─── Supplied data

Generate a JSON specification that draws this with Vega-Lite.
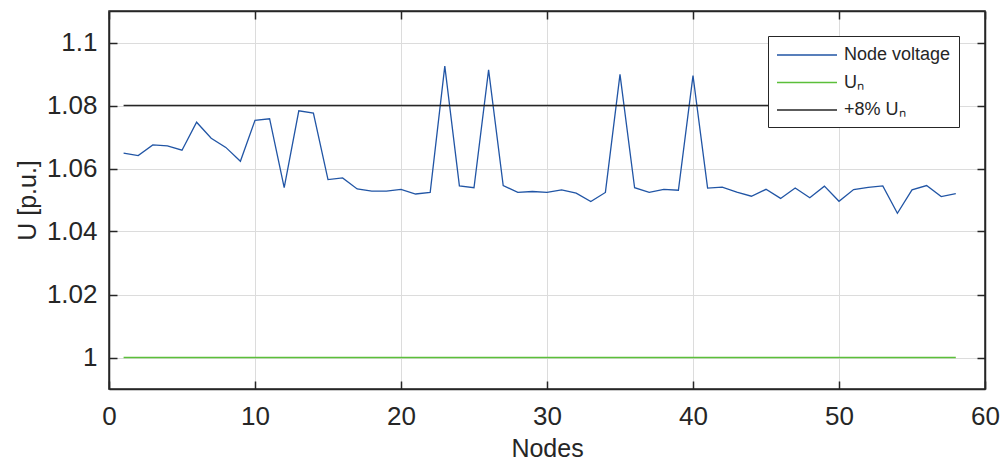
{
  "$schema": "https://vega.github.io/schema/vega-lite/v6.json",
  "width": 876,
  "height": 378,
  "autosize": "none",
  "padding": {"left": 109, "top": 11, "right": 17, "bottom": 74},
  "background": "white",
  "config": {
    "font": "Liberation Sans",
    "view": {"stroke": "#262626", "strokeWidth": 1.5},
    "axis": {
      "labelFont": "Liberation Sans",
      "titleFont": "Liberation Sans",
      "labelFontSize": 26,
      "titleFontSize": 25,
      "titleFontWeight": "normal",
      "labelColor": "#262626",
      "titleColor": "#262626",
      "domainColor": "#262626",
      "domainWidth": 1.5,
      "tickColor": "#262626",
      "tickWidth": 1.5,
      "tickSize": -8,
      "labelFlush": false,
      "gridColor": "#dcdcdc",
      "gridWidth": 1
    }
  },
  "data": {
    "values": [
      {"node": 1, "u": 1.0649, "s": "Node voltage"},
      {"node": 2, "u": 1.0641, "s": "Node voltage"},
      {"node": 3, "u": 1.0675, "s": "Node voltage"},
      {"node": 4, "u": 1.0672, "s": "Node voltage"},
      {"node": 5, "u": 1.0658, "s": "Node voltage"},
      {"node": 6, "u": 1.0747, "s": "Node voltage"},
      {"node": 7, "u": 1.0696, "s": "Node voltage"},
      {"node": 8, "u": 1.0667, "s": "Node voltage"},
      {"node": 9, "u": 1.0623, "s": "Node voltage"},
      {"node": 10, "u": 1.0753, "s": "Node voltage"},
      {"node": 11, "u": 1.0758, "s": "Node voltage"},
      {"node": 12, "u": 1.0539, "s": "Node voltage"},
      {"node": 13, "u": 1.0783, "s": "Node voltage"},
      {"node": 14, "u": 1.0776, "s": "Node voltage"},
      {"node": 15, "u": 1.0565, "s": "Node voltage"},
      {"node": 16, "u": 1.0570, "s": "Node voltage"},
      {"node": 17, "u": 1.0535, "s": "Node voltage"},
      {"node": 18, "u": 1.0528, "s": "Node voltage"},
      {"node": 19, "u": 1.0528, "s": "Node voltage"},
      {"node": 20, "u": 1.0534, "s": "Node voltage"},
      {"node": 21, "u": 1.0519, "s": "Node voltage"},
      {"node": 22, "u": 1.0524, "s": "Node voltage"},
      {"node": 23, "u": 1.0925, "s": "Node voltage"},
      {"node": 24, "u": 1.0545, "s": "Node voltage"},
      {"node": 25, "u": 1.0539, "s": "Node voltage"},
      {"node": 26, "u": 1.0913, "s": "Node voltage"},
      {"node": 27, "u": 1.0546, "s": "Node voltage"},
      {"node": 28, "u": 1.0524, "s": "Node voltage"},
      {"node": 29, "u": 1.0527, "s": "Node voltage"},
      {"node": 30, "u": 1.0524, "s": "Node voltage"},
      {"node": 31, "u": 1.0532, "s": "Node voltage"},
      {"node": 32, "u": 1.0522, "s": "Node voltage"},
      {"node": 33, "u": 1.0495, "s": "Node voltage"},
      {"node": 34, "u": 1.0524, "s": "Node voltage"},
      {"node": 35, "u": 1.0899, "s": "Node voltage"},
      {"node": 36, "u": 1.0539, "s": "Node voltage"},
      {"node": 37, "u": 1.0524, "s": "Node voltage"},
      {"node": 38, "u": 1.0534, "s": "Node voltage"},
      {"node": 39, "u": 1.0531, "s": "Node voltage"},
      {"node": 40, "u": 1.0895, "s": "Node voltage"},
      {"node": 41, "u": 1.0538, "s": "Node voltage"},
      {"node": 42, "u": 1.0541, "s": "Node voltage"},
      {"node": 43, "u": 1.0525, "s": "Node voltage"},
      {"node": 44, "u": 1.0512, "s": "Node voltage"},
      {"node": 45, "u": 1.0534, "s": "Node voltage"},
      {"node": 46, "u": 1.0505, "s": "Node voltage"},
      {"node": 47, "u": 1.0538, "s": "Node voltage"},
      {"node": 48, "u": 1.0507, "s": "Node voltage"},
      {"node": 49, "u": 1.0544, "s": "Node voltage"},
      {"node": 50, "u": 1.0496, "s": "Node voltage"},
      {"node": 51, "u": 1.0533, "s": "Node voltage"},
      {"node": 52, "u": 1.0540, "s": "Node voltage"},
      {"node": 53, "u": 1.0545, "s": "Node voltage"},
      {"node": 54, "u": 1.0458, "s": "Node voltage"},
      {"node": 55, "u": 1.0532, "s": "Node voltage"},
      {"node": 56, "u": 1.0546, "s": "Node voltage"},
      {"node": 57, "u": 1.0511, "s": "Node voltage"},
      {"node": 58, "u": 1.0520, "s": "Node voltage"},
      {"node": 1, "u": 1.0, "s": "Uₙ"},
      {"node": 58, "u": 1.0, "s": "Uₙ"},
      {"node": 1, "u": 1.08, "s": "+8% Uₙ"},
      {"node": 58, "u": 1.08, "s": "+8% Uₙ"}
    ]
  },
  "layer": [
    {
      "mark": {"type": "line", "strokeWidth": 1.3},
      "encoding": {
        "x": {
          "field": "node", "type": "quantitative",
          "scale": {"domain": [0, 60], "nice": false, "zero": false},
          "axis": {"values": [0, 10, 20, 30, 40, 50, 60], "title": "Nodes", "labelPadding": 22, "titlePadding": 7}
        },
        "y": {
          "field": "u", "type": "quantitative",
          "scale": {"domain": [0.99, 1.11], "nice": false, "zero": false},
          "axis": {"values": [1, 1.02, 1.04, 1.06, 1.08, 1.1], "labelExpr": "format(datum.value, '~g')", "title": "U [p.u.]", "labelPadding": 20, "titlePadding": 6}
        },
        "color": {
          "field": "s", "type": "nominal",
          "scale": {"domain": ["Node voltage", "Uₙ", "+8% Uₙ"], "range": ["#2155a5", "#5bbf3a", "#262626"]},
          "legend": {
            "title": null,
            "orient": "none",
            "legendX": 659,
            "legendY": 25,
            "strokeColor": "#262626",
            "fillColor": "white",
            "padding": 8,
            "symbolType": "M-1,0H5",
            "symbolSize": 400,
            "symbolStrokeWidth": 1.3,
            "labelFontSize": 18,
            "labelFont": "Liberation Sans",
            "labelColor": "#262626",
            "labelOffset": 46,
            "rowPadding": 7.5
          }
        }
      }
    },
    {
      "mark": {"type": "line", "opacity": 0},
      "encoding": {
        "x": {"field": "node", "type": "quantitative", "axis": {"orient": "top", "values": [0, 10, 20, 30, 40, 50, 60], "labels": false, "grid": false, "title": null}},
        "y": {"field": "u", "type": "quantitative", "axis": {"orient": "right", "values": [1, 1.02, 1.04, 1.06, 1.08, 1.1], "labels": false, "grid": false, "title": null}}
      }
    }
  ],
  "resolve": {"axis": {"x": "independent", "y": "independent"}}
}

──────

> **Stated problem**
With the pictures left out, transcribe the material exactly.

> **Exercise solution**
Generate a JSON specification that draws this with Vega-Lite.
{
  "$schema": "https://vega.github.io/schema/vega-lite/v6.json",
  "width": 876,
  "height": 378,
  "autosize": "none",
  "padding": {"left": 109, "top": 11, "right": 17, "bottom": 74},
  "background": "white",
  "config": {
    "font": "Liberation Sans",
    "view": {"stroke": "#262626", "strokeWidth": 1.5},
    "axis": {
      "labelFont": "Liberation Sans",
      "titleFont": "Liberation Sans",
      "labelFontSize": 26,
      "titleFontSize": 25,
      "titleFontWeight": "normal",
      "labelColor": "#262626",
      "titleColor": "#262626",
      "domainColor": "#262626",
      "domainWidth": 1.5,
      "tickColor": "#262626",
      "tickWidth": 1.5,
      "tickSize": -8,
      "labelFlush": false,
      "gridColor": "#dcdcdc",
      "gridWidth": 1
    }
  },
  "data": {
    "values": [
      {"node": 1, "u": 1.0649, "s": "Node voltage"},
      {"node": 2, "u": 1.0641, "s": "Node voltage"},
      {"node": 3, "u": 1.0675, "s": "Node voltage"},
      {"node": 4, "u": 1.0672, "s": "Node voltage"},
      {"node": 5, "u": 1.0658, "s": "Node voltage"},
      {"node": 6, "u": 1.0747, "s": "Node voltage"},
      {"node": 7, "u": 1.0696, "s": "Node voltage"},
      {"node": 8, "u": 1.0667, "s": "Node voltage"},
      {"node": 9, "u": 1.0623, "s": "Node voltage"},
      {"node": 10, "u": 1.0753, "s": "Node voltage"},
      {"node": 11, "u": 1.0758, "s": "Node voltage"},
      {"node": 12, "u": 1.0539, "s": "Node voltage"},
      {"node": 13, "u": 1.0783, "s": "Node voltage"},
      {"node": 14, "u": 1.0776, "s": "Node voltage"},
      {"node": 15, "u": 1.0565, "s": "Node voltage"},
      {"node": 16, "u": 1.0570, "s": "Node voltage"},
      {"node": 17, "u": 1.0535, "s": "Node voltage"},
      {"node": 18, "u": 1.0528, "s": "Node voltage"},
      {"node": 19, "u": 1.0528, "s": "Node voltage"},
      {"node": 20, "u": 1.0534, "s": "Node voltage"},
      {"node": 21, "u": 1.0519, "s": "Node voltage"},
      {"node": 22, "u": 1.0524, "s": "Node voltage"},
      {"node": 23, "u": 1.0925, "s": "Node voltage"},
      {"node": 24, "u": 1.0545, "s": "Node voltage"},
      {"node": 25, "u": 1.0539, "s": "Node voltage"},
      {"node": 26, "u": 1.0913, "s": "Node voltage"},
      {"node": 27, "u": 1.0546, "s": "Node voltage"},
      {"node": 28, "u": 1.0524, "s": "Node voltage"},
      {"node": 29, "u": 1.0527, "s": "Node voltage"},
      {"node": 30, "u": 1.0524, "s": "Node voltage"},
      {"node": 31, "u": 1.0532, "s": "Node voltage"},
      {"node": 32, "u": 1.0522, "s": "Node voltage"},
      {"node": 33, "u": 1.0495, "s": "Node voltage"},
      {"node": 34, "u": 1.0524, "s": "Node voltage"},
      {"node": 35, "u": 1.0899, "s": "Node voltage"},
      {"node": 36, "u": 1.0539, "s": "Node voltage"},
      {"node": 37, "u": 1.0524, "s": "Node voltage"},
      {"node": 38, "u": 1.0534, "s": "Node voltage"},
      {"node": 39, "u": 1.0531, "s": "Node voltage"},
      {"node": 40, "u": 1.0895, "s": "Node voltage"},
      {"node": 41, "u": 1.0538, "s": "Node voltage"},
      {"node": 42, "u": 1.0541, "s": "Node voltage"},
      {"node": 43, "u": 1.0525, "s": "Node voltage"},
      {"node": 44, "u": 1.0512, "s": "Node voltage"},
      {"node": 45, "u": 1.0534, "s": "Node voltage"},
      {"node": 46, "u": 1.0505, "s": "Node voltage"},
      {"node": 47, "u": 1.0538, "s": "Node voltage"},
      {"node": 48, "u": 1.0507, "s": "Node voltage"},
      {"node": 49, "u": 1.0544, "s": "Node voltage"},
      {"node": 50, "u": 1.0496, "s": "Node voltage"},
      {"node": 51, "u": 1.0533, "s": "Node voltage"},
      {"node": 52, "u": 1.0540, "s": "Node voltage"},
      {"node": 53, "u": 1.0545, "s": "Node voltage"},
      {"node": 54, "u": 1.0458, "s": "Node voltage"},
      {"node": 55, "u": 1.0532, "s": "Node voltage"},
      {"node": 56, "u": 1.0546, "s": "Node voltage"},
      {"node": 57, "u": 1.0511, "s": "Node voltage"},
      {"node": 58, "u": 1.0520, "s": "Node voltage"},
      {"node": 1, "u": 1.0, "s": "Uₙ"},
      {"node": 58, "u": 1.0, "s": "Uₙ"},
      {"node": 1, "u": 1.08, "s": "+8% Uₙ"},
      {"node": 58, "u": 1.08, "s": "+8% Uₙ"}
    ]
  },
  "layer": [
    {
      "mark": {"type": "line", "strokeWidth": 1.3},
      "encoding": {
        "x": {
          "field": "node", "type": "quantitative",
          "scale": {"domain": [0, 60], "nice": false, "zero": false},
          "axis": {"values": [0, 10, 20, 30, 40, 50, 60], "title": "Nodes", "labelPadding": 22, "titlePadding": 7}
        },
        "y": {
          "field": "u", "type": "quantitative",
          "scale": {"domain": [0.99, 1.11], "nice": false, "zero": false},
          "axis": {"values": [1, 1.02, 1.04, 1.06, 1.08, 1.1], "labelExpr": "format(datum.value, '~g')", "title": "U [p.u.]", "labelPadding": 20, "titlePadding": 6}
        },
        "color": {
          "field": "s", "type": "nominal",
          "scale": {"domain": ["Node voltage", "Uₙ", "+8% Uₙ"], "range": ["#2155a5", "#5bbf3a", "#262626"]},
          "legend": {
            "title": null,
            "orient": "none",
            "legendX": 659,
            "legendY": 25,
            "strokeColor": "#262626",
            "fillColor": "white",
            "padding": 8,
            "symbolType": "M-1,0H5",
            "symbolSize": 400,
            "symbolStrokeWidth": 1.3,
            "labelFontSize": 18,
            "labelFont": "Liberation Sans",
            "labelColor": "#262626",
            "labelOffset": 46,
            "rowPadding": 7.5
          }
        }
      }
    },
    {
      "mark": {"type": "line", "opacity": 0},
      "encoding": {
        "x": {"field": "node", "type": "quantitative", "axis": {"orient": "top", "values": [0, 10, 20, 30, 40, 50, 60], "labels": false, "grid": false, "title": null}},
        "y": {"field": "u", "type": "quantitative", "axis": {"orient": "right", "values": [1, 1.02, 1.04, 1.06, 1.08, 1.1], "labels": false, "grid": false, "title": null}}
      }
    }
  ],
  "resolve": {"axis": {"x": "independent", "y": "independent"}}
}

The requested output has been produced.